Department of Health to disband CSIP

The Department of Health is to dismantle arms-length agency the Care Services Improvement Partnership, Community Care has learned.

A letter to stakeholders from Glen Mason, the DH’s director of social care, leadership and performance, revealed that from 1 December CSIP programmes will become the direct responsibility of DH officials or regional strategic health authorities.

CSIP was set up in 2005 with a budget of £39m to support the delivery of DH social care and health policy, and comprising seven programmes including the National Institute for Mental Health in England (Nihme).

Since then it has undergone a number of changes and now contains four programmes, delivered regionally: Nihme; social care, including support for the personalisation agenda; children and families, and health and social care in the criminal justice system.

CSIP’s social care work will now fall to national DH policy directors or deputy directors for social care and partnerships, appointed to lead the DH’s adult care work in each region.

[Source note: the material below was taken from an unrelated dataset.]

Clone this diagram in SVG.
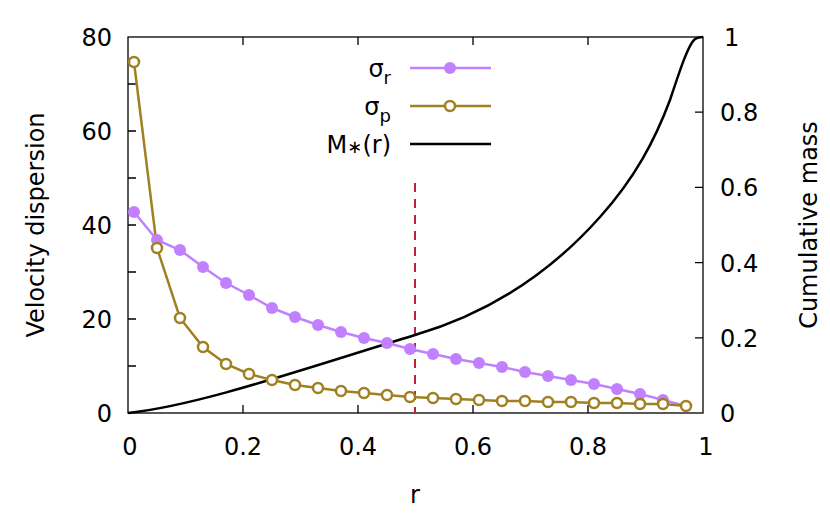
<svg xmlns="http://www.w3.org/2000/svg" width="830" height="514" viewBox="0 0 830 514">
<style>
text{font-family:"DejaVu Sans",sans-serif;font-size:24px;fill:#000}
.ax{stroke:#000;stroke-width:1.3;fill:none}
.r{stroke:#c080ff;stroke-width:2.5;fill:none}
.p{stroke:#a08020;stroke-width:2.5;fill:none}
.rc{fill:#c080ff}
.pc{fill:#fff;stroke:#a08020;stroke-width:2.5}
</style>
<rect width="830" height="514" fill="#fff"/>
<g id="axes">
<rect class="ax" x="128" y="37" width="575" height="376"/>
<path class="ax" d="M128 366h8M128 319h8M128 272h8M128 225h8M128 178h8M128 131h8M128 84h8M703 337.8h-8M703 262.6h-8M703 187.4h-8M703 112.2h-8M243 413v-8M358 413v-8M473 413v-8M588 413v-8M243 37v8M358 37v8M473 37v8M588 37v8"/>
<g text-anchor="end">
<text x="112" y="422">0</text><text x="112" y="328">20</text><text x="112" y="234">40</text><text x="112" y="140">60</text><text x="112" y="46">80</text>
</g>
<g text-anchor="start">
<text x="720" y="422">0</text><text x="720" y="347">0.2</text><text x="720" y="272">0.4</text><text x="720" y="196">0.6</text><text x="720" y="121">0.8</text><text x="724" y="46">1</text>
</g>
<g text-anchor="middle">
<text x="130" y="455">0</text><text x="243" y="455">0.2</text><text x="358" y="455">0.4</text><text x="473" y="455">0.6</text><text x="588" y="455">0.8</text><text x="706" y="455">1</text>
<text x="415" y="503">r</text>
<text transform="translate(44 225) rotate(-90)">Velocity dispersion</text>
<text transform="translate(817 225) rotate(-90)">Cumulative mass</text>
</g>
</g>
<g id="connectors">
<path d="M415 183V413" stroke="#c0203c" stroke-width="2" stroke-dasharray="9,7" fill="none"/>
<path fill="none" stroke="#000" stroke-width="2.5" d="M128 413C200 405 300 370 415 335C500 310 560 262 600 217C635 178 655 140 670 100C680 70 688 45 695 39C698 37 700 37 703 37"/>
<polyline class="r" points="134,212 157,240 180,250 203,267 226,283 249,295 272,308 295,317 318,325 341,332 364,338 387,343 410,349 433,354 456,359 479,363 502,367 525,372 548,376 571,380 594,384 617,389 640,394 663,400 686,406"/>
<polyline class="p" points="134,62 157,248 180,318 203,347 226,364 249,374 272,380 295,385 318,388 341,391 364,393 387,395 410,397 433,398 456,399 479,400 502,401 525,401 548,402 571,402 594,403 617,403 640,404 663,404 686,406"/>
</g>
<g id="sigma_r_points" class="rc">
<circle cx="134" cy="212" r="6"/><circle cx="157" cy="240" r="6"/><circle cx="180" cy="250" r="6"/><circle cx="203" cy="267" r="6"/><circle cx="226" cy="283" r="6"/><circle cx="249" cy="295" r="6"/><circle cx="272" cy="308" r="6"/><circle cx="295" cy="317" r="6"/><circle cx="318" cy="325" r="6"/><circle cx="341" cy="332" r="6"/><circle cx="364" cy="338" r="6"/><circle cx="387" cy="343" r="6"/><circle cx="410" cy="349" r="6"/><circle cx="433" cy="354" r="6"/><circle cx="456" cy="359" r="6"/><circle cx="479" cy="363" r="6"/><circle cx="502" cy="367" r="6"/><circle cx="525" cy="372" r="6"/><circle cx="548" cy="376" r="6"/><circle cx="571" cy="380" r="6"/><circle cx="594" cy="384" r="6"/><circle cx="617" cy="389" r="6"/><circle cx="640" cy="394" r="6"/><circle cx="663" cy="400" r="6"/>
</g>
<g id="sigma_p_points" class="pc">
<circle cx="134" cy="62" r="5"/><circle cx="157" cy="248" r="5"/><circle cx="180" cy="318" r="5"/><circle cx="203" cy="347" r="5"/><circle cx="226" cy="364" r="5"/><circle cx="249" cy="374" r="5"/><circle cx="272" cy="380" r="5"/><circle cx="295" cy="385" r="5"/><circle cx="318" cy="388" r="5"/><circle cx="341" cy="391" r="5"/><circle cx="364" cy="393" r="5"/><circle cx="387" cy="395" r="5"/><circle cx="410" cy="397" r="5"/><circle cx="433" cy="398" r="5"/><circle cx="456" cy="399" r="5"/><circle cx="479" cy="400" r="5"/><circle cx="502" cy="401" r="5"/><circle cx="525" cy="401" r="5"/><circle cx="548" cy="402" r="5"/><circle cx="571" cy="402" r="5"/><circle cx="594" cy="403" r="5"/><circle cx="617" cy="403" r="5"/><circle cx="640" cy="404" r="5"/><circle cx="663" cy="404" r="5"/><circle cx="686" cy="406" r="5"/>
</g>
<g id="legend">
<text x="391" y="77" text-anchor="end">σ<tspan font-size="18" dy="7">r</tspan></text>
<text x="391" y="115" text-anchor="end">σ<tspan font-size="18" dy="7">p</tspan></text>
<text x="391" y="153" text-anchor="end">M<tspan font-size="18">∗</tspan>(r)</text>
<path class="r" d="M410 68H491"/><circle class="rc" cx="450" cy="68" r="6"/>
<path class="p" d="M410 106H491"/><circle class="pc" cx="450" cy="106" r="5"/>
<path d="M410 144H491" stroke="#000" stroke-width="2.5"/>
</g>
</svg>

Mason, whose letter paid tribute to CSIP staff, said there would be an “urgent review” of CSIP’s mental health work, which will report later in the autumn. The children’s programme will come under the auspices of SHAs, while the DH is still deciding on the offender programme.

Related articles

Ivan Lewis launches CSIP personalisation guide

CSIP finds North-South split on learning disabilities




More from Community Care

Comments are closed.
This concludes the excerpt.